_GOAL_. Scan the data for "that" and copy the lines it appears in.
··· GIVEN RECORDS ···
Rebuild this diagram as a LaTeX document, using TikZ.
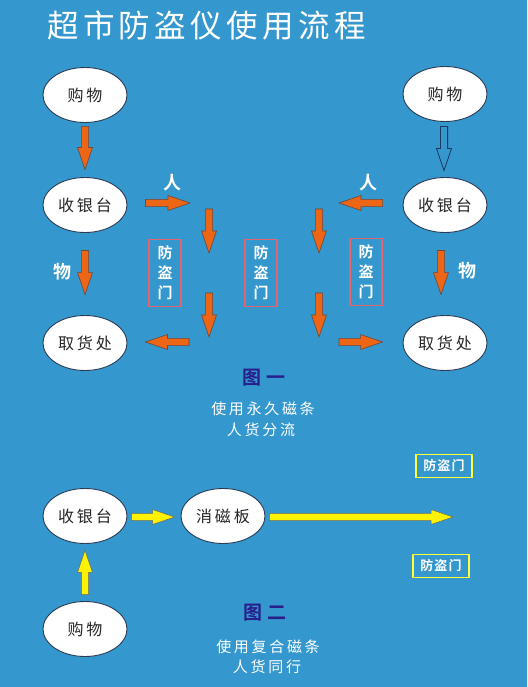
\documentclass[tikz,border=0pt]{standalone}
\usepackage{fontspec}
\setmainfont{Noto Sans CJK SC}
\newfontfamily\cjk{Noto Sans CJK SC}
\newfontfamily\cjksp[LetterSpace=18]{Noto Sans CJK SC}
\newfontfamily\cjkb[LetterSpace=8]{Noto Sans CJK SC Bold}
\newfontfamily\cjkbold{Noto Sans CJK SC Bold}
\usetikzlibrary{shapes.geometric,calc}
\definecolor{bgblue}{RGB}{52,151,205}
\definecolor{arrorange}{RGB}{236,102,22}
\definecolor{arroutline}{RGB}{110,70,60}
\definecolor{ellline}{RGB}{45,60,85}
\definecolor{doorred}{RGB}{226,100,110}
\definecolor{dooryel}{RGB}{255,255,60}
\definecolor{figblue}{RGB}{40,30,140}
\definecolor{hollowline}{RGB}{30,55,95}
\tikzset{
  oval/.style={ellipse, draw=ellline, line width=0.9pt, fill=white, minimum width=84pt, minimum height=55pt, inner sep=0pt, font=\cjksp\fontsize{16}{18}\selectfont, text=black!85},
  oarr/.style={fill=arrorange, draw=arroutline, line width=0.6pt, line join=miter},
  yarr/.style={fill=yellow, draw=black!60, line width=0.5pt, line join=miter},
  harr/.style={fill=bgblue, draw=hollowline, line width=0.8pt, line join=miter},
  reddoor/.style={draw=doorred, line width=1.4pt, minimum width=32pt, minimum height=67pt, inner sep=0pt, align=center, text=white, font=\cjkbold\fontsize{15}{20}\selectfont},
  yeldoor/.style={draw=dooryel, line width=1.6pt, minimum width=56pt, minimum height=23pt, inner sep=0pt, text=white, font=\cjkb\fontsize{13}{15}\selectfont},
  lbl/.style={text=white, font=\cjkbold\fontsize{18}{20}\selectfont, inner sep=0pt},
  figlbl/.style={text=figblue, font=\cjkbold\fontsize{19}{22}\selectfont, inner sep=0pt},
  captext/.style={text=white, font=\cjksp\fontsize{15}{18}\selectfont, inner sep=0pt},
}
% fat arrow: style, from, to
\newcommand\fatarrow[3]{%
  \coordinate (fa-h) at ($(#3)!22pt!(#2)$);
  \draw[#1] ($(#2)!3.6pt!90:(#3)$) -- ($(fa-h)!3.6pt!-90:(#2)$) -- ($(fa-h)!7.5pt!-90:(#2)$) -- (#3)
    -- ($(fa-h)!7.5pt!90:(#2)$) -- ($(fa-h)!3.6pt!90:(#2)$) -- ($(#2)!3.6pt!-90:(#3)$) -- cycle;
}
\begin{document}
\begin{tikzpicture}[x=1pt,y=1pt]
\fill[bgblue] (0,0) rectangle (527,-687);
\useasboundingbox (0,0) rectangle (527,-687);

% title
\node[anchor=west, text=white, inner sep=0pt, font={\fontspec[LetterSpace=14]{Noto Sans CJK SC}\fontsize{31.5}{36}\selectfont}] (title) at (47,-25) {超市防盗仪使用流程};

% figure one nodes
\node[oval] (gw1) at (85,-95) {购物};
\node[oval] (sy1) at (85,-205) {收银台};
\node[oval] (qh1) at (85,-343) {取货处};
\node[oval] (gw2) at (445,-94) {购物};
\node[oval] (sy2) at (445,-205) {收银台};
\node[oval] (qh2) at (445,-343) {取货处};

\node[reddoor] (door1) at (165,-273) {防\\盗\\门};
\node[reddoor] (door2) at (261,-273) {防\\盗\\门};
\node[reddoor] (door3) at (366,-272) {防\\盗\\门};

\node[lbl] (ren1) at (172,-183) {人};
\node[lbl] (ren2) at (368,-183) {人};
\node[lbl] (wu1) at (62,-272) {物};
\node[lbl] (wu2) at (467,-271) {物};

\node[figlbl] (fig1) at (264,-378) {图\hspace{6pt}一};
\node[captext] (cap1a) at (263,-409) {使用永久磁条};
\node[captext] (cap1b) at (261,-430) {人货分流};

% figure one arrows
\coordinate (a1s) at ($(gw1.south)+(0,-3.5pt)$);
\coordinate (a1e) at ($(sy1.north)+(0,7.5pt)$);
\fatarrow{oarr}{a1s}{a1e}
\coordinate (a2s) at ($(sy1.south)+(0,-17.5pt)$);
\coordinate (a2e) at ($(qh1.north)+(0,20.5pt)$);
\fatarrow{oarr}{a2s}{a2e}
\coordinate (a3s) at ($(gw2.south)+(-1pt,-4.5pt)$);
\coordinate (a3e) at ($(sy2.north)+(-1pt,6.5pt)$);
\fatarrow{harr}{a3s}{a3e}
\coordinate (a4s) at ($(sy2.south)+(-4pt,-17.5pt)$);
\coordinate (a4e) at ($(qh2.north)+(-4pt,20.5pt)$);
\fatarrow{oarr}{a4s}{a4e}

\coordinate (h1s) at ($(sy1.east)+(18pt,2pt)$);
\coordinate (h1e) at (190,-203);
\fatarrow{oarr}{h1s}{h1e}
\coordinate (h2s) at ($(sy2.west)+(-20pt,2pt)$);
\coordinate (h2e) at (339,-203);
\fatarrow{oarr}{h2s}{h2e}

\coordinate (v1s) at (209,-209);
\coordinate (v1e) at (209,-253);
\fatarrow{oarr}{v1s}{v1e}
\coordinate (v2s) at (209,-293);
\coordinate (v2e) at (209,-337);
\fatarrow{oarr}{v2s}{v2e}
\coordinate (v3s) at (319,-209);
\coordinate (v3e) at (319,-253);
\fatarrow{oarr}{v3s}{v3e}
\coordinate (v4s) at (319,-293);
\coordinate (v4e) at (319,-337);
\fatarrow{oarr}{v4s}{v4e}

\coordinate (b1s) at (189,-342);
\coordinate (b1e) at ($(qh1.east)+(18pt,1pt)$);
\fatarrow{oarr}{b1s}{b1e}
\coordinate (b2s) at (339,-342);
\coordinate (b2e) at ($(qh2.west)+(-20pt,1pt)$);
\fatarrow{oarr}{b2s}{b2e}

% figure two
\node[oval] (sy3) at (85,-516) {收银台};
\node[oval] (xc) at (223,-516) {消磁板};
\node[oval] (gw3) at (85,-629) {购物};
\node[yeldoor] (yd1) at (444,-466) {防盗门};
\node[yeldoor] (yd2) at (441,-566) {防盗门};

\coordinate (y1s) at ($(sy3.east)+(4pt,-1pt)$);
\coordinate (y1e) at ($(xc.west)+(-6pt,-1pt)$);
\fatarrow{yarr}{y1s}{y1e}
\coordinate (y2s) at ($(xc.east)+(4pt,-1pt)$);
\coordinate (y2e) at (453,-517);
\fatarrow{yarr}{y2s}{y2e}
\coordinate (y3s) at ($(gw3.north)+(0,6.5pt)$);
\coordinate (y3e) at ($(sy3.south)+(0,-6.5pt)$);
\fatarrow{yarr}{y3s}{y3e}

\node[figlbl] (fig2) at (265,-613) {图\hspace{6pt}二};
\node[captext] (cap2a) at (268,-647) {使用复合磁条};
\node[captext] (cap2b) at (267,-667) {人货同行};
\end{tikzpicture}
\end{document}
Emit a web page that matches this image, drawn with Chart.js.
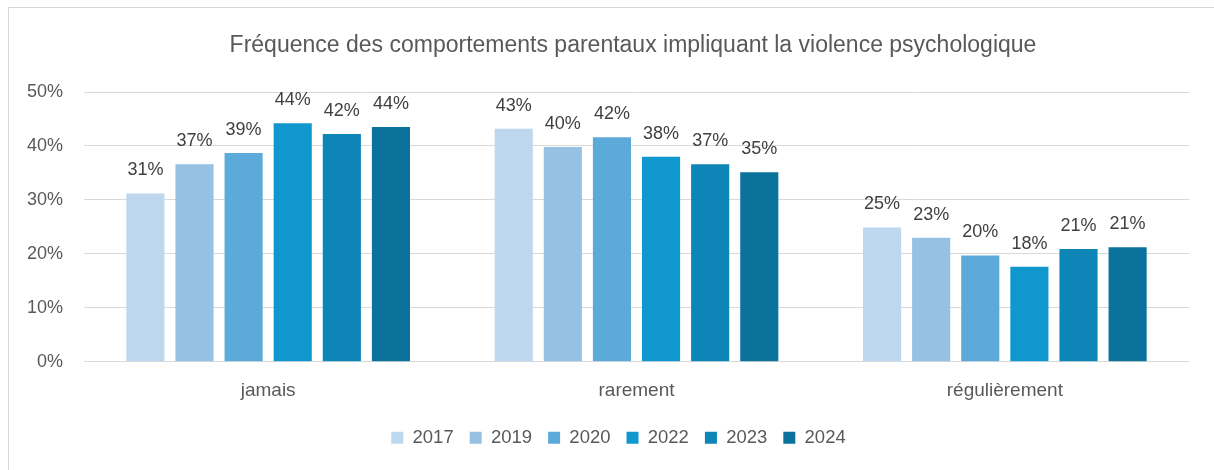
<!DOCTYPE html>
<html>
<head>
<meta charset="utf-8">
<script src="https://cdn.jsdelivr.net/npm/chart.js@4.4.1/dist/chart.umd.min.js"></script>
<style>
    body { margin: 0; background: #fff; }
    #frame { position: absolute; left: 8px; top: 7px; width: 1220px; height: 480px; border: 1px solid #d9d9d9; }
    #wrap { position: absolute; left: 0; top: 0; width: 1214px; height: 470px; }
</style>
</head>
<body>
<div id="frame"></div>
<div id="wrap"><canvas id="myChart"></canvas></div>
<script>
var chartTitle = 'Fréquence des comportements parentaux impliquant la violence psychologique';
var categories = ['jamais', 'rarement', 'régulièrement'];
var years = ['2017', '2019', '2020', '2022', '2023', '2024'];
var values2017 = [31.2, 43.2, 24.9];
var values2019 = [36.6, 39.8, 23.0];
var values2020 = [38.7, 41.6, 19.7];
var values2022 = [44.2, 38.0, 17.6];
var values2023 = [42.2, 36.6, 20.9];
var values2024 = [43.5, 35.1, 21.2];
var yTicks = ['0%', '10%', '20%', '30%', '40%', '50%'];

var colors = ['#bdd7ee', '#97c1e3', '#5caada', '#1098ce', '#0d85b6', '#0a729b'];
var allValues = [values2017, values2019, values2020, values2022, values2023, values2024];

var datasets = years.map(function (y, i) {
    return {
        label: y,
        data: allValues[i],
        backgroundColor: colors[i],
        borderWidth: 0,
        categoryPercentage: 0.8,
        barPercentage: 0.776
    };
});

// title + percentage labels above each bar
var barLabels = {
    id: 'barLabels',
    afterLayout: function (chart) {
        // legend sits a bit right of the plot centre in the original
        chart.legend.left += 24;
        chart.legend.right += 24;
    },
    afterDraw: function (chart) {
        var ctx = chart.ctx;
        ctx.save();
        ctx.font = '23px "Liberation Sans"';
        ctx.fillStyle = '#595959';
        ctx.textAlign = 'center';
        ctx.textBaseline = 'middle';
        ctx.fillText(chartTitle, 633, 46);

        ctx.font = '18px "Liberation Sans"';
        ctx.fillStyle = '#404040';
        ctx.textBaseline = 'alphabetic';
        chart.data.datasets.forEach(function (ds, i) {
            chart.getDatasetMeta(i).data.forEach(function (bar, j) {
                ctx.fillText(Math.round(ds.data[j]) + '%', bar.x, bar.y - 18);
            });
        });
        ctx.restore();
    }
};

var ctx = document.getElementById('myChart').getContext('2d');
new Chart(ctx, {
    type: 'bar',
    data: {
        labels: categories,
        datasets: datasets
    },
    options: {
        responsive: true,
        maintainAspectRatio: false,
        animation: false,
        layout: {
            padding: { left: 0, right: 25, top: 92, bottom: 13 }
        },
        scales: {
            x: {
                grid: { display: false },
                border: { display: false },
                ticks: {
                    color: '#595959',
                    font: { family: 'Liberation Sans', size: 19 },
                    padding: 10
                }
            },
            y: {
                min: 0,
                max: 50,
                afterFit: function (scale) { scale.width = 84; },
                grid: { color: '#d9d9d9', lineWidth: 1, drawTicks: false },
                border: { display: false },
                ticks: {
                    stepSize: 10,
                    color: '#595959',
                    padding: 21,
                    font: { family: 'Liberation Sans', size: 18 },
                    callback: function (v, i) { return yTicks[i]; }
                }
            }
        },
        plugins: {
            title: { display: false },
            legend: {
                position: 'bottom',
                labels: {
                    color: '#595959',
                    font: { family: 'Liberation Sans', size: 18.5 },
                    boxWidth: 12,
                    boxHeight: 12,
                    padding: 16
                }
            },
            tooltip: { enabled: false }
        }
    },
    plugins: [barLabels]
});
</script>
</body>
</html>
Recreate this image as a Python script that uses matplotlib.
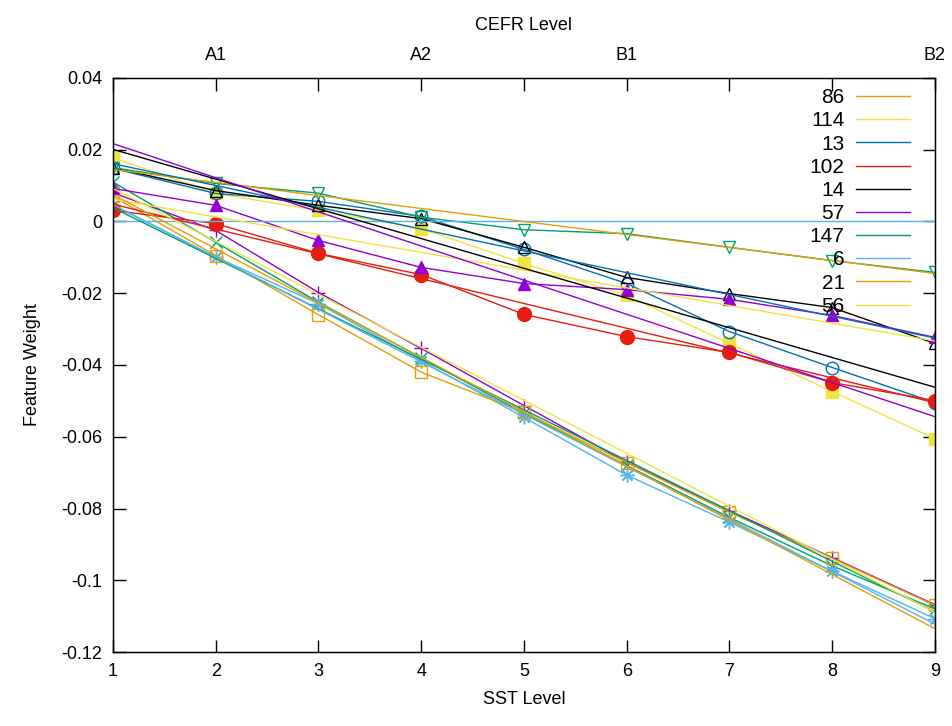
···
_RIGHT ANSWER_.
Emit a web page that matches this image, drawn with Chart.js.
Recreate this image as a Python script that uses matplotlib.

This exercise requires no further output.